Zwang? Festhalten? Belohnung? Diese Methoden führen zu einem Machtkampf, den wir vielleicht zu Beginn noch gewinnen. Für jedes Mal putzen bekommen das Kind einen Sticker. Doch was lernt das Kind daraus? Dass Zähneputzen wichtig ist? Nein, wir zwingen dem Kind unseren Willen auf, das Kind beugt sich diesem unter (stillem) Protest. Zwar hat das Kind dann geputzte Zähne, aber es hat die Chance verpasst, sich von seiner Umwelt anerkannt zu fühlen.
„Nur derjenige kann eine gute Entscheidung treffen, der gelernt hat, die Folgen seiner Entscheidung abzuwägen.“ Dr. Silvana Montanaro
Es geht um Beziehung
Auch ich stand als dreifache Mutter bei jedem Kind vor dieser schwierigen Zahnputzphase und ich kann nachvollziehen, wie mühsam die täglichen Diskussionen sind. Das waren sie auch für mich. Ich habe mich jedoch für einen anderen Weg entschieden, der meinem Kind den nötigen Respekt entgegenbringt (und meine Kinder haben heute alle wunderschöne Zähne und kaum Karies):
Ist es nun ein adäquates Mittel dem Kind die Erfahrung mit Karies machen zu lassen?
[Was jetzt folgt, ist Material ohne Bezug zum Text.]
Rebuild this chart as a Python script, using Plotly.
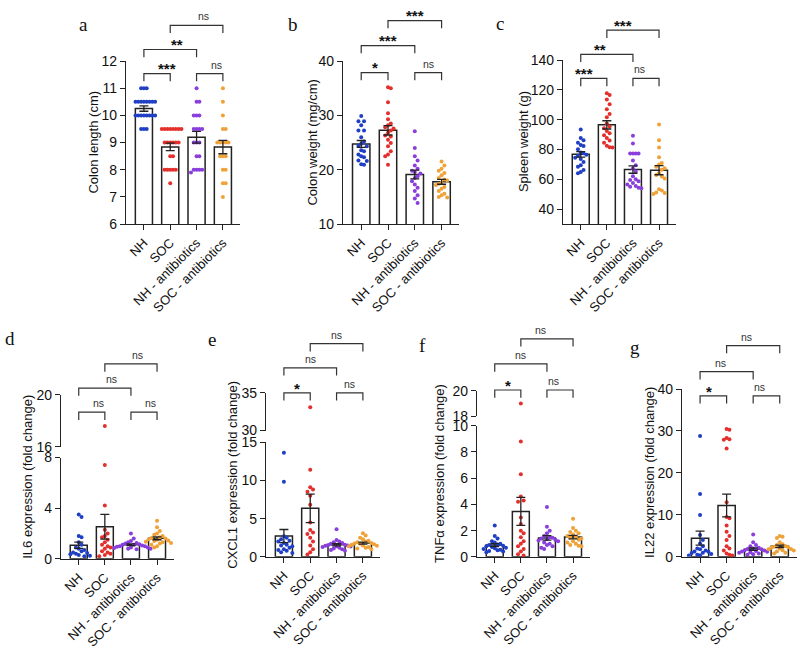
import numpy as np
import plotly.graph_objects as go

# ---------------- data ----------------
groups = ["NH", "SOC", "NH - antibiotics", "SOC - antibiotics"]
colors = ["#1f3fc4", "#e3302c", "#8a3fdc", "#eea238"]

colon_length = [
    [11, 11, 11] + [10.5] * 8 + [10] * 8 + [9.5] * 3,
    [9.5] * 8 + [9] * 6 + [8.5] * 2 + [8] * 5 + [7.5],
    [11, 10.5, 10.5, 10, 10, 10, 9.5, 9.5, 9.5, 9.5, 9, 9, 9, 8.5, 8.5, 8, 8, 8, 8, 7.9],
    [11, 10.5, 10, 9.5, 9.5, 9, 9, 9, 9, 9, 8.5, 8.5, 8.5, 8, 8, 7.5, 7.5, 7],
]
colon_weight = [
    [29.9, 28.9, 28.9, 28.2, 27.2, 27.2, 26.0, 25.2, 24.8, 24.4, 24.3, 23.6, 23.4, 22.8, 22.5, 22.3, 21.7, 21.6, 21.0, 20.9],
    [35.2, 35.0, 32.4, 30.4, 29.3, 28.5, 28.2, 27.8, 27.6, 27.2, 26.8, 26.3, 26.1, 25.5, 24.9, 24.3, 23.4, 22.8, 22.5, 20.9],
    [27.1, 24.0, 22.5, 21.7, 20.8, 20.2, 19.8, 19.6, 19.3, 18.8, 18.5, 17.9, 17.3, 16.7, 16.1, 15.3, 14.7, 13.9],
    [21.5, 20.8, 20.2, 19.8, 19.4, 19.0, 18.5, 18.2, 18.0, 17.6, 17.4, 17.2, 16.8, 16.5, 16.1, 15.6, 15.3, 15.0, 14.9],
]
spleen_weight = [
    [93.5, 87.7, 86.3, 84.5, 83.0, 82.4, 80.2, 78.0, 77.5, 76.5, 75.9, 74.5, 73.7, 71.6, 69.5, 68.4, 66.2, 65.0, 64.1],
    [117.8, 116.5, 113.5, 110.3, 107.1, 103.9, 101.7, 97.4, 95.5, 94.2, 92.5, 91.0, 89.5, 87.7, 86.0, 84.5, 82.5, 81.5, 81.3],
    [89.2, 84.1, 77.4, 77.4, 77.4, 77.4, 72.7, 69.5, 67.3, 65.2, 62.0, 60.0, 59.5, 58.7, 57.5, 56.6, 55.0, 54.4, 54.0, 55.5],
    [96.8, 86.3, 81.3, 74.8, 71.0, 70.0, 68.4, 67.5, 66.5, 64.1, 63.0, 61.9, 60.5, 53.3, 52.5, 51.2, 50.8, 50.1],
]
il6 = [
    [3.5, 3.3, 1.8, 1.7, 1.3, 1.1, 0.9, 0.8, 0.7, 0.6, 0.5, 0.45, 0.4, 0.35, 0.3, 0.25, 0.2],
    [17.6, 7.4, 4.2, 2.3, 2.0, 1.8, 1.7, 1.5, 1.3, 1.1, 1.0, 0.9, 0.8, 0.6, 0.5, 0.4, 0.3, 0.2],
    [2.0, 1.6, 1.4, 1.3, 1.25, 1.2, 1.15, 1.1, 1.1, 1.05, 1.0, 1.0, 0.95, 0.9, 0.9, 0.85, 0.8, 0.8, 0.75],
    [3.0, 2.5, 2.2, 2.0, 1.9, 1.8, 1.7, 1.65, 1.6, 1.55, 1.5, 1.45, 1.4, 1.35, 1.3, 1.25, 1.2, 1.1, 1.0, 0.9],
]
cxcl1 = [
    [13.6, 9.8, 2.7, 2.5, 2.3, 2.1, 2.0, 1.8, 1.6, 1.5, 1.4, 1.2, 1.0, 0.9, 0.8, 0.6, 0.5],
    [33.1, 11.4, 9.1, 8.8, 8.5, 8.0, 6.8, 4.5, 3.2, 3.5, 3.0, 2.5, 2.0, 1.5, 1.0, 0.6, 0.3],
    [3.6, 2.2, 2.0, 1.9, 1.8, 1.7, 1.6, 1.55, 1.5, 1.45, 1.4, 1.35, 1.3, 1.2, 1.1, 1.0, 0.9, 0.8],
    [3.1, 2.8, 2.5, 2.3, 2.1, 2.0, 1.9, 1.8, 1.75, 1.7, 1.65, 1.6, 1.5, 1.45, 1.4, 1.3, 1.2, 1.1, 1.0],
]
tnfa = [
    [2.4, 1.6, 1.4, 1.2, 1.1, 1.0, 0.95, 0.9, 0.85, 0.8, 0.75, 0.7, 0.65, 0.6, 0.55, 0.5, 0.45, 0.4, 0.35],
    [19.0, 8.8, 6.3, 4.6, 4.3, 4.2, 3.0, 2.5, 2.0, 1.8, 1.5, 1.2, 1.0, 0.8, 0.6, 0.4, 0.2, 0.1],
    [3.8, 2.3, 2.0, 1.8, 1.6, 1.5, 1.45, 1.4, 1.35, 1.3, 1.25, 1.2, 1.1, 1.0, 0.9, 0.8, 0.7, 0.6],
    [2.9, 2.2, 2.0, 1.9, 1.8, 1.7, 1.6, 1.5, 1.45, 1.4, 1.3, 1.2, 1.1, 1.0, 0.9, 0.85, 0.8],
]
il22 = [
    [28.8, 15.0, 10.0, 5.2, 4.0, 3.2, 2.5, 2.0, 1.8, 1.5, 1.3, 1.2, 1.0, 0.9, 0.7, 0.5, 0.4, 0.3],
    [30.5, 30.3, 28.3, 28.0, 27.9, 25.8, 13.0, 9.5, 9.2, 7.5, 6.0, 5.0, 4.0, 2.5, 2.0, 1.5, 0.8, 0.5, 0.3],
    [5.3, 3.5, 2.8, 2.5, 2.2, 2.0, 1.9, 1.8, 1.6, 1.5, 1.4, 1.3, 1.2, 1.1, 1.0, 0.8, 0.6, 0.5],
    [5.0, 4.8, 4.5, 3.5, 3.0, 2.8, 2.6, 2.4, 2.3, 2.2, 2.0, 1.9, 1.8, 1.6, 1.5, 1.3, 1.0, 0.8],
]

y_titles = ["Colon length (cm)", "Colon weight (mg/cm)", "Spleen weight (g)",
            "IL6 expression (fold change)", "CXCL1 expression (fold change)",
            "TNFα expression (fold change)", "IL22 expression (fold change)"]
letters = ["a", "b", "c", "d", "e", "f", "g"]
pairs = [(0, 1), (2, 3), (0, 2), (1, 3)]
sig_labels = [
    ["***", "ns", "**", "ns"],
    ["*", "ns", "***", "***"],
    ["***", "ns", "**", "***"],
    ["ns", "ns", "ns", "ns"],
    ["*", "ns", "ns", "ns"],
    ["*", "ns", "ns", "ns"],
    ["*", "ns", "ns", "ns"],
]
datasets = [colon_length, colon_weight, spleen_weight, il6, cxcl1, tnfa, il22]

# ---------------- layout (pixel geometry) ----------------
W, H = 800, 650
XMIN, XMAX = -0.68, 3.65
panels = [
    dict(x0=126, x1=240, segs=[dict(top=55, bot=224, rng=[6, 12], ticks=[6, 7, 8, 9, 10, 11, 12])],
         levels=[68, 68, 43, 18], title_x=94, letter=(83, 17)),
    dict(x0=343, x1=459, segs=[dict(top=55, bot=224, rng=[10, 40], ticks=[10, 20, 30, 40])],
         levels=[67, 67, 39, 13], title_x=313, letter=(293, 17)),
    dict(x0=563, x1=676, segs=[dict(top=54, bot=224, rng=[30, 140], ticks=[40, 60, 80, 100, 120, 140])],
         levels=[73, 73, 48, 23], title_x=523, letter=(500, 16)),
    dict(x0=61, x1=174, segs=[dict(top=401, bot=455, rng=[16, 20], ticks=[16, 20]),
                              dict(top=466, bot=571, rng=[0, 8], ticks=[0, 4, 8])],
         levels=[419, 419, 394, 369], title_x=28, letter=(10, 343)),
    dict(x0=266, x1=380, segs=[dict(top=399, bot=438, rng=[30, 35], ticks=[30, 35]),
                               dict(top=450, bot=569, rng=[0, 15], ticks=[0, 5, 10, 15])],
         levels=[399, 399, 373, 348], title_x=233, letter=(212, 344)),
    dict(x0=477, x1=590, segs=[dict(top=397, bot=423, rng=[18, 20], ticks=[18, 20]),
                               dict(top=433, bot=569, rng=[0, 10], ticks=[0, 2, 4, 6, 8, 10])],
         levels=[396, 396, 369, 343], title_x=440, letter=(422, 350)),
    dict(x0=682, x1=797, segs=[dict(top=395, bot=569, rng=[0, 40], ticks=[0, 10, 20, 30, 40])],
         levels=[402, 402, 377, 350], title_x=650, letter=(635, 352)),
]

FONT = "Liberation Sans, Arial, sans-serif"
AXC = "#222222"


def px2x(px):
    return px / W


def px2y(py):
    return 1 - py / H


def swarm(vals, ppu, ppc, sx=2.8, sy=6.0):
    vals = np.asarray(vals, float)
    order = np.argsort(-vals)
    placed = []
    offs = np.zeros(len(vals))
    for i in order:
        y = vals[i] * ppu
        k = 0
        while True:
            step = (k + 1) // 2
            c = step * sx * (1 if k % 2 else -1) if k else 0.0
            ok = all(abs(c - px) >= sx - 1e-9 or abs(y - py) >= sy for px, py in placed)
            if ok:
                break
            k += 1
        placed.append((c, y))
        offs[i] = c / ppc
    return offs


fig = go.Figure()
lay = {}
shapes = []
annots = []
xi = 0
yi = 0


def axkey(letter, i):
    return f"{letter}axis" if i == 1 else f"{letter}axis{i}"


def axref(letter, i):
    return letter if i == 1 else f"{letter}{i}"


for p, data, ttl, let, labs in zip(panels, datasets, y_titles, letters, sig_labels):
    xi += 1
    segs = p["segs"]
    ids = []
    for s in segs:
        yi += 1
        ids.append(yi)
    low = segs[-1]
    ppu = (low["bot"] - low["top"]) / (low["rng"][1] - low["rng"][0])
    ppc = (p["x1"] - p["x0"]) / (XMAX - XMIN)
    lay[axkey("x", xi)] = dict(
        domain=[px2x(p["x0"]), px2x(p["x1"])], range=[XMIN, XMAX], anchor=axref("y", ids[-1]),
        tickmode="array", tickvals=[0, 1, 2, 3], ticktext=groups, tickangle=-45,
        showline=True, linecolor=AXC, linewidth=1.3, ticks="outside", ticklen=5, tickwidth=1.3,
        tickcolor=AXC, showgrid=False, zeroline=False, fixedrange=True,
        tickfont=dict(family=FONT, size=13, color="#111"))
    means = [float(np.mean(g)) for g in data]
    sems = [float(np.std(g, ddof=1) / np.sqrt(len(g))) for g in data]
    offsets = [swarm(g, ppu, ppc) for g in data]
    for k, (s, yid) in enumerate(zip(segs, ids)):
        lay[axkey("y", yid)] = dict(
            domain=[px2y(s["bot"]), px2y(s["top"])], range=s["rng"], anchor=axref("x", xi),
            tickmode="array", tickvals=s["ticks"], showline=True, linecolor=AXC, linewidth=1.3,
            ticks="outside", ticklen=5, tickwidth=1.3, tickcolor=AXC, showgrid=False,
            zeroline=False, fixedrange=True, tickfont=dict(family=FONT, size=14, color="#111"))
        xr, yr = axref("x", xi), axref("y", yid)
        if k == len(segs) - 1:
            fig.add_trace(go.Bar(x=[0, 1, 2, 3], y=means, width=0.65, xaxis=xr, yaxis=yr,
                                 marker=dict(color="white", line=dict(color=AXC, width=1.5)),
                                 showlegend=False, hoverinfo="skip"))
        for gi, g in enumerate(data):
            fig.add_trace(go.Scatter(x=gi + offsets[gi], y=g, mode="markers", xaxis=xr, yaxis=yr,
                                     marker=dict(size=4, color=colors[gi]), showlegend=False,
                                     cliponaxis=True, hoverinfo="skip"))
        if k == len(segs) - 1:
            fig.add_trace(go.Scatter(x=[0, 1, 2, 3], y=means, mode="markers", xaxis=xr, yaxis=yr,
                                     marker=dict(size=1, color="rgba(0,0,0,0)"),
                                     error_y=dict(type="data", array=sems, color=AXC, thickness=1.3, width=4.5),
                                     showlegend=False, hoverinfo="skip"))

    def cx(c):
        return p["x0"] + (c - XMIN) / (XMAX - XMIN) * (p["x1"] - p["x0"])

    for (i, j), lab, lev in zip(pairs, labs, p["levels"]):
        xa, xb = px2x(cx(i)), px2x(cx(j))
        yt, yd = px2y(lev), px2y(lev + 8)
        shapes.append(dict(type="path", xref="paper", yref="paper",
                           path=f"M {xa},{yd} L {xa},{yt} L {xb},{yt} L {xb},{yd}",
                           line=dict(color="#333", width=1.2)))
        if lab == "ns":
            annots.append(dict(x=(xa + xb) / 2, y=px2y(lev - 2), xref="paper", yref="paper",
                               text="ns", showarrow=False, yanchor="bottom", borderpad=0,
                               font=dict(family=FONT, size=10.5, color="#333")))
        else:
            annots.append(dict(x=(xa + xb) / 2, y=px2y(lev + 5), xref="paper", yref="paper",
                               text=f"<b>{lab}</b>", showarrow=False, yanchor="bottom", borderpad=0,
                               font=dict(family=FONT, size=15, color="#111")))
    ymid = (segs[0]["top"] + segs[-1]["bot"]) / 2
    annots.append(dict(x=px2x(p["title_x"]), y=px2y(ymid), xref="paper", yref="paper",
                       text=ttl, textangle=-90, showarrow=False, xanchor="center", yanchor="middle",
                       font=dict(family=FONT, size=13, color="#111")))
    annots.append(dict(x=px2x(p["letter"][0]), y=px2y(p["letter"][1]), xref="paper", yref="paper",
                       text=let, showarrow=False, xanchor="center", yanchor="middle",
                       font=dict(family="Liberation Serif, Times New Roman, serif", size=19, color="#111")))

fig.update_layout(width=W, height=H, autosize=False, margin=dict(l=0, r=0, t=0, b=0),
                  paper_bgcolor="white", plot_bgcolor="white", showlegend=False,
                  barmode="overlay", shapes=shapes, annotations=annots, **lay)
fig.write_html("out.html", config={"displayModeBar": False},
               post_script="document.body.style.margin='0';document.body.style.overflow='hidden';"
                           "document.documentElement.style.overflow='hidden';")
Nein. Für diesen Weg würden sich wohl die wenigsten Eltern entscheiden und wir empfehlen ihn auch ausdrücklich nicht. Doch welche Möglichkeiten haben wir, wenn wir unser Kind nicht zwingen wollen?
Eine ganz einfache: Wenn das Kind nicht putzen möchte, sollten Eltern diese Entscheidung erstmals akzeptieren. Ohne Kommentar. Das klingt im ersten Schritt nun falsch und vielleicht denkst du dir „Die spinnen ja“. Keine Sorge, wir raten dir nun nicht dazu, dass das Kind einfach seine Zähne nicht mehr putzen soll – das wäre auch für mich der falsche Weg gewesen.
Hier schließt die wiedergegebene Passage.